Reaffirming the “Taiwan Clause”: Japan’s National Interest in the Taiwan Strait and the U.S.-Japan Alliance

Reaffirming the "Taiwan Clause"
Japan's National Interest in the Taiwan Strait and the U.S.-Japan Alliance

by James E. Auer and Tetsuo Kotani
November 1, 2005

This essay explores Japan’s growing awareness of its own national interest both in the stability of the Taiwan Strait and in the U.S. alliance.

Since the Allied Occupation of Japan ended in 1952, Tokyo has only once—in the U.S.–Japan Joint Communiqué of November 1969—publicly acknowledged the importance of Taiwan’s security to Japan’s national security. This paper examines why Japan’s policy concerning Taiwan was so reluctant in the early years of the Cold War; how Japan, albeit reluctantly, accepted the Taiwan clause as a part of Okinawa reversion; how U.S.–China rapprochement in the 1970s affected Japan’s commitment to the security of Taiwan and Korea; and how the important lessons Japan learned from the 1996 Taiwan Strait crisis have helped bring about the need for a serious reconsideration of Japan’s reluctant policy.

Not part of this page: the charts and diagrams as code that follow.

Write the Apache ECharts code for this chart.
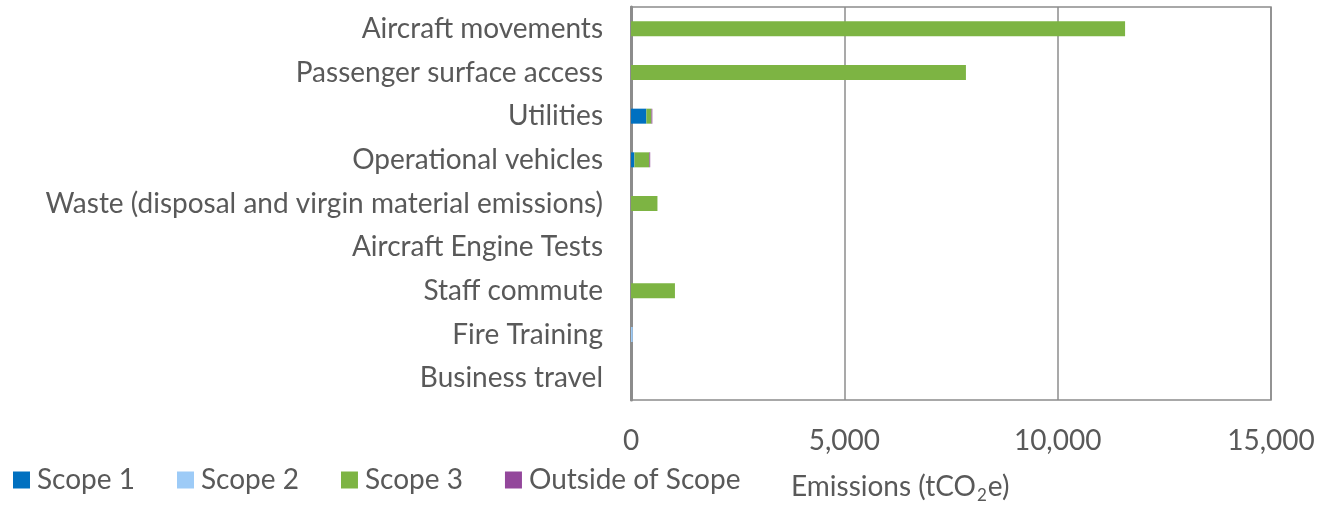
<!DOCTYPE html>
<html>
<head>
<meta charset="utf-8">
<script src="https://cdn.jsdelivr.net/npm/echarts@6/dist/echarts.min.js"></script>
<style>
  html, body { margin: 0; padding: 0; background: #fff; }
  #chart { width: 1322px; height: 505px; }
</style>
</head>
<body>
<div id="chart"></div>
<script>
// Emission sources, top to bottom
var categories = [
  'Aircraft movements',
  'Passenger surface access',
  'Utilities',
  'Operational vehicles',
  'Waste (disposal and virgin material emissions)',
  'Aircraft Engine Tests',
  'Staff commute',
  'Fire Training',
  'Business travel'
];

// tCO2e per scope
var scope1 = [0, 0, 360, 80, 0, 0, 0, 0, 0];
var scope2 = [0, 0, 0, 0, 0, 0, 0, 40, 0];
var scope3 = [11580, 7850, 120, 350, 620, 0, 1030, 0, 0];
var outsideScope = [0, 0, 20, 20, 0, 0, 0, 0, 0];

var font = 'Lato';
var textColor = '#595959';

var chart = echarts.init(document.getElementById('chart'));

function bar(name, data, color) {
  return {
    name: name,
    type: 'bar',
    stack: 'total',
    barWidth: 15,
    data: data,
    itemStyle: { color: color }
  };
}

chart.setOption({
  animation: false,
  textStyle: { fontFamily: font },
  title: {
    left: 791,
    top: 470,
    padding: 0,
    text: '{a|Emissions (tCO}{s|2}{a|e)}',
    textStyle: {
      fontWeight: 'normal',
      rich: {
        a: { fontFamily: font, fontSize: 28, lineHeight: 34, color: textColor },
        s: { fontFamily: font, fontSize: 17, lineHeight: 34, color: textColor, verticalAlign: 'bottom', padding: [8, 1, 0, 1] }
      }
    }
  },
  legend: {
    left: 8,
    top: 461,
    itemWidth: 17,
    itemHeight: 17,
    itemGap: 42,
    icon: 'rect',
    textStyle: { fontFamily: font, fontSize: 28, color: textColor, padding: [0, 0, 0, 2] }
  },
  grid: {
    left: 631,
    right: 51,
    top: 7,
    bottom: 105,
    show: true,
    borderColor: '#8c8c8c',
    borderWidth: 1.5
  },
  xAxis: {
    type: 'value',
    min: 0,
    max: 15000,
    interval: 5000,
    axisLine: { show: false },
    axisTick: { show: false },
    splitLine: { lineStyle: { color: '#8c8c8c', width: 1.5 } },
    axisLabel: {
      fontSize: 28,
      color: textColor,
      margin: 27,
      formatter: function (v) { return v.toLocaleString('en-US'); }
    }
  },
  yAxis: {
    type: 'category',
    inverse: true,
    data: categories,
    axisLine: { lineStyle: { color: '#8c8c8c', width: 3 } },
    axisTick: { show: false },
    axisLabel: { fontSize: 28, color: textColor, margin: 28 }
  },
  series: [
    bar('Scope 1', scope1, '#0070C0'),
    bar('Scope 2', scope2, '#9DCBF7'),
    bar('Scope 3', scope3, '#7DB443'),
    bar('Outside of Scope', outsideScope, '#93479B')
  ]
});
</script>
</body>
</html>
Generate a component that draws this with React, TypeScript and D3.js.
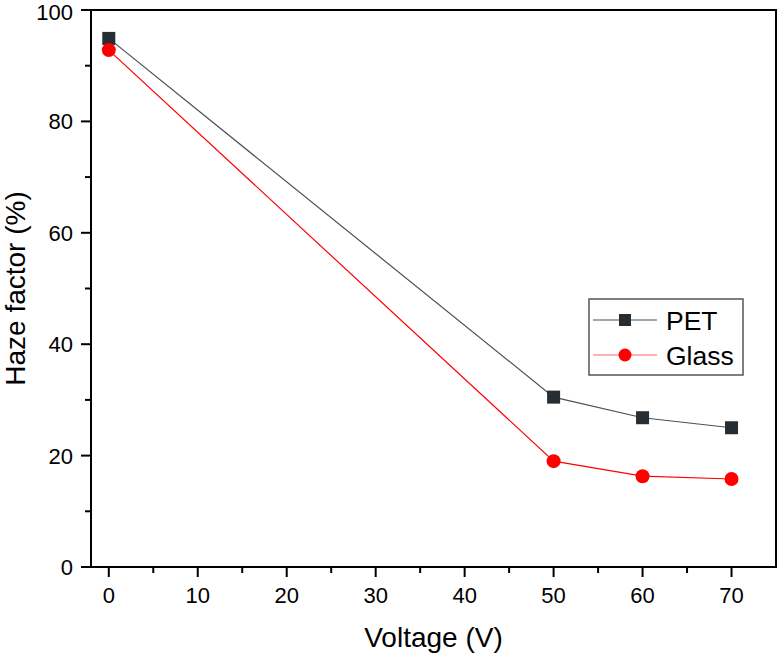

Since the 1996 crisis demonstrated the very real possibility of military action in the Taiwan Strait impacting Japan’s vital sea–lanes and bilateral trade relations with Taiwan and China, Tokyo faces a serious dilemma: Japan has insufficient resources to ensure cross–Strait stability. The United States is the only country with the resources to provide a modicum of stability in the Taiwan Strait. Although Japan has been virtually linked to the defense of Taiwan by providing bases to the United States since 1952, Japan committed itself more than ever to regional security by the 1997 revised U.S.–Japan Defense Guidelines. The United States is committed to “strategic ambiguity” in order to discourage a unilateral declaration of independence from Taipei as well as to discourage a unilateral use of force by Beijing. Japan’s ambiguity about the “areas surrounding Japan” in the 1997 Guidelines is in line with U.S. strategic ambiguity.

The main argument of this paper is that that Japan should reaffirm the Taiwan clause because stability in the Taiwan Strait is fundamental to Japan’s national interest in security and prosperity. And although Secretaries Rice and Rumsfeld and Ministers Machimura and Ohno appear to have internalized these considerations in preparing their Joint Statement of February 19, 2005, the United States and Japan should redefine the Taiwan Clause in the renewal of the 1996 Joint Declaration on Security this summer.By doing so both governments would strongly signal their desire for maintenance of the status quo in the Taiwan Strait and oppose any unilateral change from either Taipei or Beijing.

The first four sections examine the history of U.S.–Japan relations with reference to the stability of the Taiwan Strait and respectively examine: Japan’s Taiwan policy during the Cold War; why Japan accepted the Taiwan Clause; the Sino–U.S.